Give the data below again exactly as it stands. Omit the pictures.

__________

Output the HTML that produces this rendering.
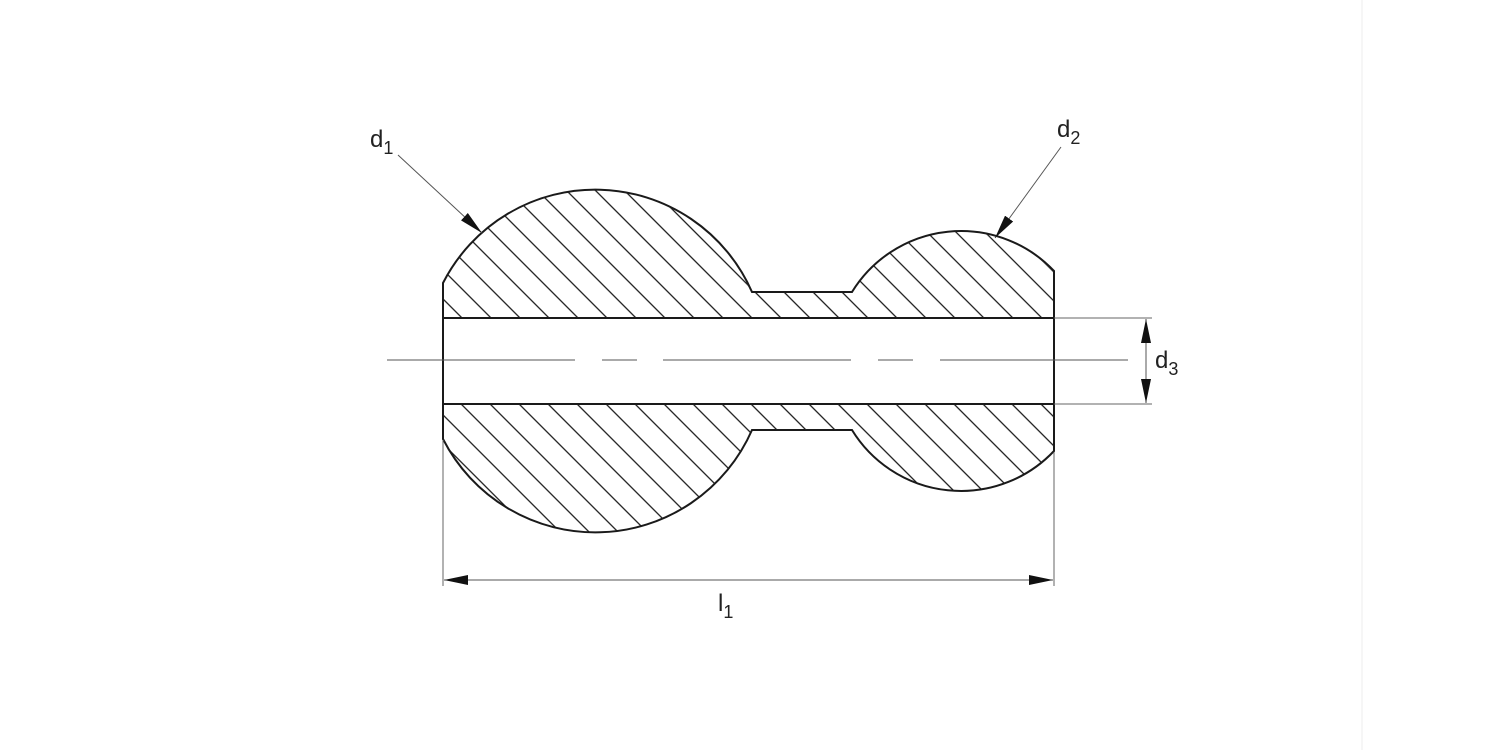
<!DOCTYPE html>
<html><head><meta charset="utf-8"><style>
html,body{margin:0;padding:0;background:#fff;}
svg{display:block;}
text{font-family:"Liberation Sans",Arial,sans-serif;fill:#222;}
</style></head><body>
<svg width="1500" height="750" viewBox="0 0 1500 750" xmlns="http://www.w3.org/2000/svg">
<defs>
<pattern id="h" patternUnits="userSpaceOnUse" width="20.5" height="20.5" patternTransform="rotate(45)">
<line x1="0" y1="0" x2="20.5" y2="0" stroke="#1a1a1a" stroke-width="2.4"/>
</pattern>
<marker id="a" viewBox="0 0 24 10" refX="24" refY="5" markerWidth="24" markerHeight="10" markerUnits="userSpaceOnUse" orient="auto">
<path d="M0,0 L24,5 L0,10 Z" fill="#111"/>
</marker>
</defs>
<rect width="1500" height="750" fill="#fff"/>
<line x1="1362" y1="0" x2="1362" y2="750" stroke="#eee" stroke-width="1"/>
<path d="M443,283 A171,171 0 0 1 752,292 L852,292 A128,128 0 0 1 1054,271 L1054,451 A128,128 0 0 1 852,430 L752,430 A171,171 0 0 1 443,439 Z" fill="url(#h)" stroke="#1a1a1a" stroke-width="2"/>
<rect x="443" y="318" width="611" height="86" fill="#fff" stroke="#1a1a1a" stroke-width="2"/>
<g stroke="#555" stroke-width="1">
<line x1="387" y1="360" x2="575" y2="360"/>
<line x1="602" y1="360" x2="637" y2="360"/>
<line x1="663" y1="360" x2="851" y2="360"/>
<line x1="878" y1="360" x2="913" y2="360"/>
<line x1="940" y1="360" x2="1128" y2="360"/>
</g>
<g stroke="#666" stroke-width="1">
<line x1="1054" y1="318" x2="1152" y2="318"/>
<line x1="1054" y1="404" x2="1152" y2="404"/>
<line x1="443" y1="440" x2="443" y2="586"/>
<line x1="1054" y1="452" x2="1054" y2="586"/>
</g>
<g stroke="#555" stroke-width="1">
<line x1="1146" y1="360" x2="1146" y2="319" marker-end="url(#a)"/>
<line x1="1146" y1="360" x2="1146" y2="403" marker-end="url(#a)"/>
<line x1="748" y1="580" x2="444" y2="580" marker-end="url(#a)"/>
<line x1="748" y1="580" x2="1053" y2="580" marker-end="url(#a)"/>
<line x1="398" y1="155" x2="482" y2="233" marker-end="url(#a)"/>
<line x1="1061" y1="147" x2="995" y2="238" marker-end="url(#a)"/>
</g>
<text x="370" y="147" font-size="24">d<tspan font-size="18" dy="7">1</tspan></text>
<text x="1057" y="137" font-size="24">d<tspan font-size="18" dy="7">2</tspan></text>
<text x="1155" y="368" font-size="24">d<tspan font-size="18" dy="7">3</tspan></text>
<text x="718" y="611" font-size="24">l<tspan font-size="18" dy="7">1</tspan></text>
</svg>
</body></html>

__________

_FULL SOLUTION_:
Output the HTML that produces this rendering.
<!DOCTYPE html>
<html><head><meta charset="utf-8"><style>
html,body{margin:0;padding:0;background:#fff;}
svg{display:block;}
text{font-family:"Liberation Sans",Arial,sans-serif;fill:#222;}
</style></head><body>
<svg width="1500" height="750" viewBox="0 0 1500 750" xmlns="http://www.w3.org/2000/svg">
<defs>
<pattern id="h" patternUnits="userSpaceOnUse" width="20.5" height="20.5" patternTransform="rotate(45)">
<line x1="0" y1="0" x2="20.5" y2="0" stroke="#1a1a1a" stroke-width="2.4"/>
</pattern>
<marker id="a" viewBox="0 0 24 10" refX="24" refY="5" markerWidth="24" markerHeight="10" markerUnits="userSpaceOnUse" orient="auto">
<path d="M0,0 L24,5 L0,10 Z" fill="#111"/>
</marker>
</defs>
<rect width="1500" height="750" fill="#fff"/>
<line x1="1362" y1="0" x2="1362" y2="750" stroke="#eee" stroke-width="1"/>
<path d="M443,283 A171,171 0 0 1 752,292 L852,292 A128,128 0 0 1 1054,271 L1054,451 A128,128 0 0 1 852,430 L752,430 A171,171 0 0 1 443,439 Z" fill="url(#h)" stroke="#1a1a1a" stroke-width="2"/>
<rect x="443" y="318" width="611" height="86" fill="#fff" stroke="#1a1a1a" stroke-width="2"/>
<g stroke="#555" stroke-width="1">
<line x1="387" y1="360" x2="575" y2="360"/>
<line x1="602" y1="360" x2="637" y2="360"/>
<line x1="663" y1="360" x2="851" y2="360"/>
<line x1="878" y1="360" x2="913" y2="360"/>
<line x1="940" y1="360" x2="1128" y2="360"/>
</g>
<g stroke="#666" stroke-width="1">
<line x1="1054" y1="318" x2="1152" y2="318"/>
<line x1="1054" y1="404" x2="1152" y2="404"/>
<line x1="443" y1="440" x2="443" y2="586"/>
<line x1="1054" y1="452" x2="1054" y2="586"/>
</g>
<g stroke="#555" stroke-width="1">
<line x1="1146" y1="360" x2="1146" y2="319" marker-end="url(#a)"/>
<line x1="1146" y1="360" x2="1146" y2="403" marker-end="url(#a)"/>
<line x1="748" y1="580" x2="444" y2="580" marker-end="url(#a)"/>
<line x1="748" y1="580" x2="1053" y2="580" marker-end="url(#a)"/>
<line x1="398" y1="155" x2="482" y2="233" marker-end="url(#a)"/>
<line x1="1061" y1="147" x2="995" y2="238" marker-end="url(#a)"/>
</g>
<text x="370" y="147" font-size="24">d<tspan font-size="18" dy="7">1</tspan></text>
<text x="1057" y="137" font-size="24">d<tspan font-size="18" dy="7">2</tspan></text>
<text x="1155" y="368" font-size="24">d<tspan font-size="18" dy="7">3</tspan></text>
<text x="718" y="611" font-size="24">l<tspan font-size="18" dy="7">1</tspan></text>
</svg>
</body></html>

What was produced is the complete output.